Let
- $E$ be an at most countable Polish space and $\mathcal E$ be the Borel $\sigma$-algebra on $E$
- $X=(X_n)_{n\in\mathbb N_0}$ be a Markov chain with values $(E,\mathcal E)$, distributions $(\operatorname P_x)_{x\in E}$ and transition matrix $$p=\left(p(x,y)\right)_{x,y\in E}=\left(\operatorname P_x\left[X_1=y\right]\right)_{x,y\in E}$$
- $\tau_x^0:=0$ and $$\tau_x^k:=\inf\left\{n>\tau_x^{k-1}:X_n=x\right\}$$ for $x\in E$ and $k\in\mathbb N$ and $$\varrho(x,y):=\operatorname P_x\left[\tau_y^1<\infty\right]\color{blue}{=\operatorname P_x\left[\exists n\in\mathbb N:X_n=y\right]}$$
Suppose $x\in E$ is a recurrent state, i.e. $$\varrho(x,x)=1\;.$$ Let $y\in E$ with $\varrho(x,y)>0$ .

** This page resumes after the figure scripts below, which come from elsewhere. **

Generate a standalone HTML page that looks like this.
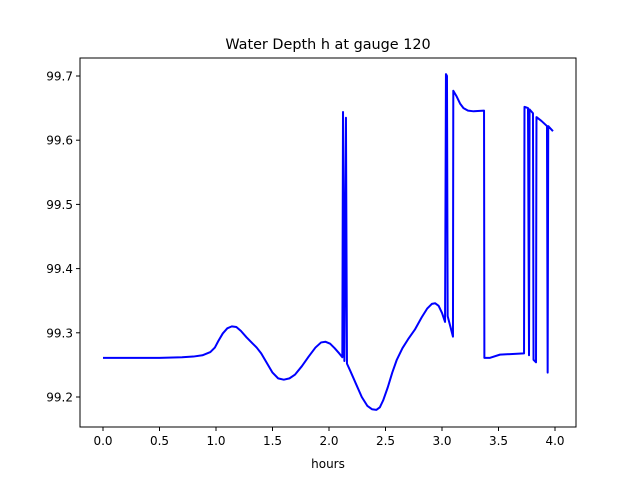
<!DOCTYPE html>
<html><head><meta charset="utf-8"><style>
html,body{margin:0;padding:0;background:#fff;}
svg text{font-family:"DejaVu Sans","Liberation Sans",sans-serif;}
</style></head><body>
<svg id="chart" width="640" height="480" xmlns="http://www.w3.org/2000/svg">
<rect width="640" height="480" fill="#fff"/>
<text x="328" y="49" font-size="14.4" text-anchor="middle">Water Depth h at gauge 120</text>
<g id="axes"></g>
<text x="328" y="468" font-size="12" text-anchor="middle">hours</text>
</svg>
<script>
const hours=[0,0.5,0.7,0.8,0.88,0.95,0.99,1.02,1.06,1.10,1.14,1.18,1.22,1.27,1.32,1.36,1.40,1.45,1.50,1.55,1.60,1.65,1.70,1.76,1.82,1.88,1.93,1.97,2.01,2.05,2.09,2.118,2.124,2.136,2.150,2.159,2.19,2.24,2.29,2.34,2.38,2.42,2.45,2.48,2.52,2.56,2.60,2.65,2.70,2.76,2.82,2.87,2.91,2.94,2.97,3.00,3.027,3.035,3.044,3.050,3.097,3.100,3.13,3.16,3.19,3.23,3.28,3.372,3.375,3.425,3.513,3.726,3.730,3.761,3.770,3.775,3.805,3.810,3.832,3.836,3.88,3.929,3.935,3.940,3.982];
const depth=[99.261,99.261,99.262,99.263,99.265,99.270,99.277,99.287,99.299,99.307,99.310,99.309,99.303,99.293,99.284,99.277,99.268,99.253,99.238,99.229,99.227,99.229,99.235,99.248,99.263,99.277,99.285,99.286,99.283,99.276,99.268,99.262,99.644,99.256,99.635,99.252,99.240,99.220,99.200,99.186,99.181,99.180,99.184,99.195,99.215,99.238,99.258,99.276,99.290,99.305,99.324,99.338,99.345,99.346,99.342,99.331,99.317,99.703,99.700,99.326,99.294,99.677,99.668,99.657,99.650,99.646,99.645,99.646,99.261,99.261,99.266,99.268,99.652,99.650,99.265,99.648,99.642,99.258,99.254,99.636,99.630,99.622,99.238,99.622,99.614];
const xTicks=[0,0.5,1,1.5,2,2.5,3,3.5,4];
const xTickLabels=["0.0","0.5","1.0","1.5","2.0","2.5","3.0","3.5","4.0"];
const yTicks=[99.2,99.3,99.4,99.5,99.6,99.7];
const yTickLabels=["99.2","99.3","99.4","99.5","99.6","99.7"];

const NS="http://www.w3.org/2000/svg";
const L=80,R=576,T=58,B=427;
const sx=t=>103+t*113;
const sy=h=>397-(h-99.2)*642;
const g=document.getElementById('axes');
function mk(tag,attrs){const e=document.createElementNS(NS,tag);for(const k in attrs)e.setAttribute(k,attrs[k]);return e;}

const line=mk('polyline',{points:hours.map((t,i)=>sx(t)+','+sy(depth[i])).join(' '),fill:'none',stroke:'#0000ff','stroke-width':2,'stroke-linejoin':'round'});


g.appendChild(line);

const frame=mk('rect',{x:L,y:T,width:R-L,height:B-T,fill:'none',stroke:'#000','stroke-width':1});


g.appendChild(frame);

xTicks.forEach((v,i)=>{
  const x=sx(v);
  const tk=mk('line',{x1:x,x2:x,y1:B,y2:B+4,stroke:'#000'});
  
  
  g.appendChild(tk);
  const tx=mk('text',{x:x,y:B+18,'font-size':12,'text-anchor':'middle'});
  tx.textContent=xTickLabels[i];
  
  
  g.appendChild(tx);
});
yTicks.forEach((v,i)=>{
  const y=sy(v);
  const tk=mk('line',{x1:L-4,x2:L,y1:y,y2:y,stroke:'#000'});
  
  
  g.appendChild(tk);
  const tx=mk('text',{x:L-7,y:y+4.5,'font-size':12,'text-anchor':'end'});
  tx.textContent=yTickLabels[i];
  
  
  g.appendChild(tx);
});
</script>
</body></html>
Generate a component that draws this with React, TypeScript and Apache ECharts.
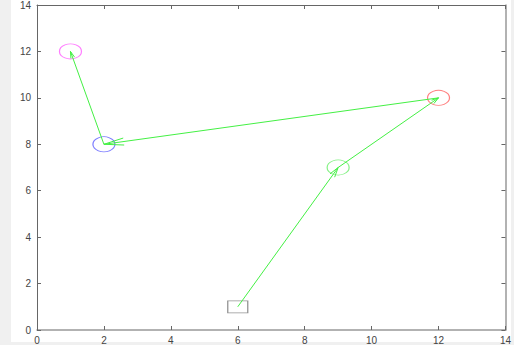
import React, { useEffect, useRef } from "react";
import * as echarts from "echarts";

// Path of the arrows (visited points in order)
const pathX = [6, 9, 12, 2, 1];
const pathY = [1, 7, 10, 8, 12];

// Circle markers
const circleX = [9, 12, 2, 1];
const circleY = [7, 10, 8, 12];
const circleColors = ["#66ee66", "#ff6060", "#5a5aff", "#ff5cff"];

// Start square
const startX = [6];
const startY = [1];

const xTicks = [0, 2, 4, 6, 8, 10, 12, 14];
const yTicks = [0, 2, 4, 6, 8, 10, 12, 14];

export default function App() {
  const ref = useRef<HTMLDivElement>(null);
  useEffect(() => {
    if (!ref.current) return;
    const chart = echarts.init(ref.current, null, { renderer: "svg" });
    const segments: number[][] = [];
    for (let i = 0; i < pathX.length - 1; i++) {
      segments.push([pathX[i], pathY[i], pathX[i + 1], pathY[i + 1]]);
    }
    const labelStyle = { color: "#444", fontSize: 10, fontFamily: "Liberation Sans, Arial, sans-serif" };
    const xMin = xTicks[0], xMax = xTicks[xTicks.length - 1];
    const yMin = yTicks[0], yMax = yTicks[yTicks.length - 1];
    const mk = (color: string, width: number) => ({
      type: "value" as const, interval: 2,
      axisLine: { show: true, onZero: false, lineStyle: { color, width } },
      axisTick: { show: true, inside: true, length: 4, lineStyle: { color: "#666" } },
      splitLine: { show: false },
    });
    chart.setOption({
      animation: false,
      backgroundColor: "#f0f0f0",
      graphic: [
        { type: "rect", z: -100, shape: { x: 11, y: 0, width: 500, height: 342 }, style: { fill: "#ffffff" }, silent: true },
      ],
      grid: { left: 37, right: 5, top: 5, bottom: 15, containLabel: false },
      xAxis: [
        { ...mk("#999", 1.5), min: xMin, max: xMax, position: "bottom", axisLabel: { ...labelStyle, margin: 5 } },
        { ...mk("#666", 1), min: xMin, max: xMax, position: "top", axisLabel: { show: false } },
      ],
      yAxis: [
        { ...mk("#666", 1), min: yMin, max: yMax, position: "left", axisLabel: { ...labelStyle, margin: 6 } },
        { ...mk("#999", 1.5), min: yMin, max: yMax, position: "right", axisLabel: { show: false } },
      ],
      series: [
        {
          type: "custom",
          xAxisIndex: 0,
          yAxisIndex: 0,
          data: segments,
          encode: { x: [0, 2], y: [1, 3] },
          z: 3,
          renderItem: (params: any, api: any) => {
            const p1 = api.coord([api.value(0), api.value(1)]);
            const p2 = api.coord([api.value(2), api.value(3)]);
            const dx = p2[0] - p1[0];
            const dy = p2[1] - p1[1];
            const len = Math.sqrt(dx * dx + dy * dy);
            const ux = dx / len, uy = dy / len;
            const head = Math.max(7, len * 0.06);
            const angDeg = len > 250 ? 10 : 16;
            const ang = (angDeg * Math.PI) / 180;
            const bx = -ux, by = -uy;
            const c = Math.cos(ang), s = Math.sin(ang);
            const h1 = [p2[0] + head * (bx * c - by * s), p2[1] + head * (bx * s + by * c)];
            const h2 = [p2[0] + head * (bx * c + by * s), p2[1] + head * (-bx * s + by * c)];
            const style = { stroke: "#44f044", lineWidth: 1, fill: "none" };
            return {
              type: "group",
              children: [
                { type: "line", shape: { x1: p1[0], y1: p1[1], x2: p2[0], y2: p2[1] }, style },
                { type: "polyline", shape: { points: [h1, p2, h2] }, style },
              ],
            };
          },
        },
        ...circleX.map((x, i) => ({
          type: "scatter",
          data: [[x, circleY[i]]],
          symbol: "circle",
          symbolSize: [22, 15],
          z: 2,
          itemStyle: { color: "rgba(0,0,0,0)", borderColor: circleColors[i], borderWidth: 1 },
        })),
        {
          type: "scatter",
          data: startX.map((x, i) => [x, startY[i]]),
          symbol: "rect",
          symbolSize: [20, 12],
          z: 2,
          itemStyle: { color: "rgba(0,0,0,0)", borderColor: "#777777", borderWidth: 1 },
        },
      ],
    });
    return () => chart.dispose();
  }, []);
  return <div ref={ref} style={{ position: "fixed", left: 0, top: 0, width: 514, height: 345 }} />;
}
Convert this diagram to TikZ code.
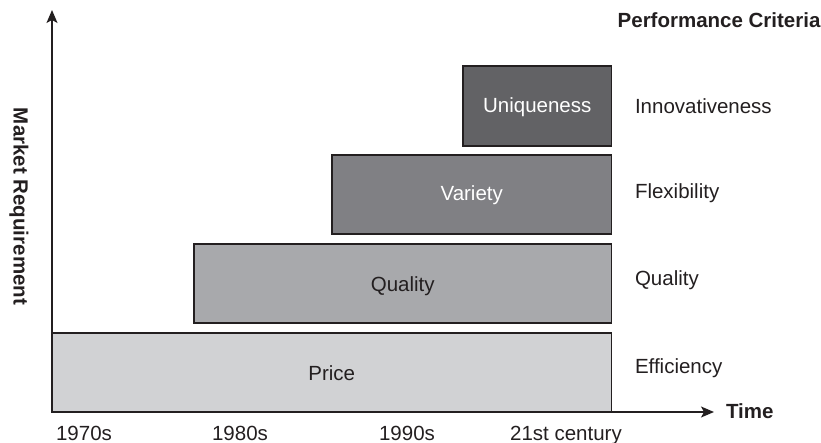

Clearly, since $\varrho(x,y)>0$, there exists a sequence $x_1,\ldots,x_n\in E$ with $x_n=y$ and $$\operatorname P\left[X_i=x_i\text{ for all }i\in\mathbb N\right]>0\;.$$ Moreover,
\begin{equation} \begin{split} 1-\varrho(x,x)&=\operatorname P_x\left[\tau_x^1=\infty\right]\\ &\ge\operatorname P_x\left[X_1=x_1,\ldots,X_n=x_n\text{ and }\tau_x^1=\infty\right]\;, \end{split}\tag 1 \end{equation}
but I don't understand why the last term is equal to $$\operatorname P_x\left[X_1=x_1,\ldots,X_n=x_n\right]\operatorname P_y\left[\tau_x^1=\infty\right]\;.\tag 2$$
Some authors state, that $(2)$ holds by "the" (elementary? weak? strong?) Markov property, but honestly, I don't see that.
As another important note: They assume $x_i\ne x$. That might be crucial for $(2)$, but that's the next problem: I don't understand why we can choose $n$ such that $x_i\ne x$. I've seen that authors define $n$ to be the infimum of $$\left\{n\in\mathbb N:\operatorname P_x\left[X_n=y\right]>0\right\}\;,$$ but that doesn't seem to guarantee, that $X$ doesn't return a number of time to $x$ before it goes to $y$.
EDIT:$\;\;\;$The last term in $(1)$ is equal to $$\operatorname P_x\left[\tau_x^1=\infty\mid X_1=x_1,\ldots,X_n=x_n\right]\operatorname P_x\left[X_1=x_1,\ldots,X_n=x_n\right]\;.$$ Intuitively, by the memorylessness of $X$, $\operatorname P_x\left[\tau_x^1=\infty\mid X_1=x_1,\ldots,X_n=x_n\right]$ should be equal to $\operatorname P_x\left[\tau_x^1=\infty\mid X_n=x_n\right]$ and since $x_n=y$, this probability should be equal to $\operatorname P_y\left[\tau_x^1=\infty\right]$.
How can we verify this formally?
I believe this is what they had in mind. For brevity $A_n:=[X_1=x_1,…,X_n = x_n]$.
\begin{align}P_x(τ_x^1 = ∞ ∩ A) &= P_x(τ_x^1 = ∞ |A) P(A) \\&\overset{\star}{=} P_x(τ_x^1 = ∞ |X_n = y)P(A) \\&= P_y(τ_x^1 = ∞)P(A) \end{align}
Where $\star$ is where the markov property is needed. I'm not sure how to fully justify this.
Regarding the choice of $n$: if $x_i=x$ for some $i$, why don't we just terminate the sequence then?